Google tells me, “the 18th century poet Thomas Gray is responsible for the often-quoted phrase: Where ignorance is bliss, ’tis folly to be wise. President Thomas Jefferson embellished that quotation with one of his own. He said, if ignorance is bliss, why aren’t more people happy?“
Jefferson is getting at the same thing I am here, sort of. He’s saying, in a sense, that nobody knows anything, yet nobody is as blissful as the saying goes, leaving Jefferson to wonder how true it really is.
I don’t know, though. It’s something I like to play with philosophically in my mind, the question of, “could knowing more things make you less happy?”
Another example, “what about children?” Before they grow up and experience the “real world” aren’t they filled with some sort of “child-like wonder” that makes life all magical and wonderful? This is another perspective on the saying.
Babies don’t know how to talk, which can be harmful when trying to tell Mom that they’re hungry. But since they don’t know how to talk, they don’t have to give book reports, or take a French class, or study the parts of the cell (yet).
Because kids don’t know how taxes work, they don’t have to pay them. (And the whole no-more-child-labor thing)
When I was younger, my parents did their best not to tell me when money was tight. It was their way of protecting me, so I wouldn’t stress about “adult stuff” at the prime age of five. Now, at almost twenty, I have a lot more worries when it comes to financial situations, as I myself have come into money problems here and there (and attending a private university).
Being president of the United States seems to make people so unhappy. The before and after photos of Barack Obama for example are crazy, it’s like, he knows too much. And all the secrets they swear on their life to protect. Like nuclear codes or war decisions that really impact the entire country if not the world. We may have checks and balances, but I wouldn’t say that takes the stress off anyone in power in the slightest.
I’m sure everyone in any sort of high-level position like that has once thought about how much easier their life would be as a client, entry level employee, not knowing anything (in comparison).

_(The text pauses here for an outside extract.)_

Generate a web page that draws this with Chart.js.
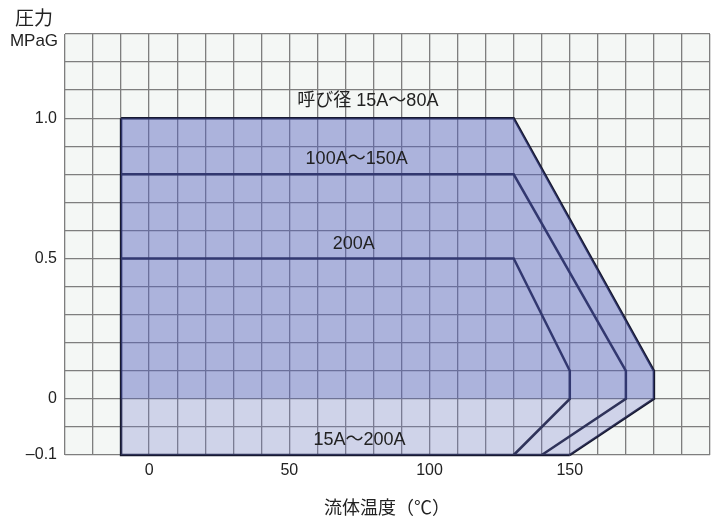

The show Undercover Boss kind of illustrates what I mean here. Bosses figure that everyone below them is fine, life is great not having to make big choices or speak for an entire company. It’s not like I would know what to do either, but the CEOs and bosses typically have a changed perspective after going undercover as a low-level employee at their own company. They see the hardships of the “everyday worker” and realize that everyone has it rough, not just the big guys. They may not know that the brand is going bankrupt, so it is less stressful, but they also don’t know that the brand is going bankrupt, so they feel falsely secure in what they currently have.
I also tend to think about how most people don’t or haven’t thought about this phrase in this way either. Like, wouldn’t that also make them ignorant to this idea that I spend way too much time thinking about? Are they in that blissful state too? If so, I’m sorry for bursting your bubble with this philosophical idea I keep tossing around in my head, I hope it’s not too troubling.
Hello Racheal, I really loved the whole idea of having your writing in bullet points! I think it is unique and it helped me stayed intrigued because the writing did not appear so long and dreadful! I also loved the way you approached the whole ignorance is bliss statement because I personally never thought about it in the way you presented it!
The topic of whether “ignorance is bliss” is an interesting philosophical concept. The idea that not knowing certain information can lead to a state of happiness or contentment is intriguing. And I have been thinking about this topic sometimes too, and I could never put it into these words. I believe that it is essential to strike a balance between knowing and not knowing certain information, depending on the situation.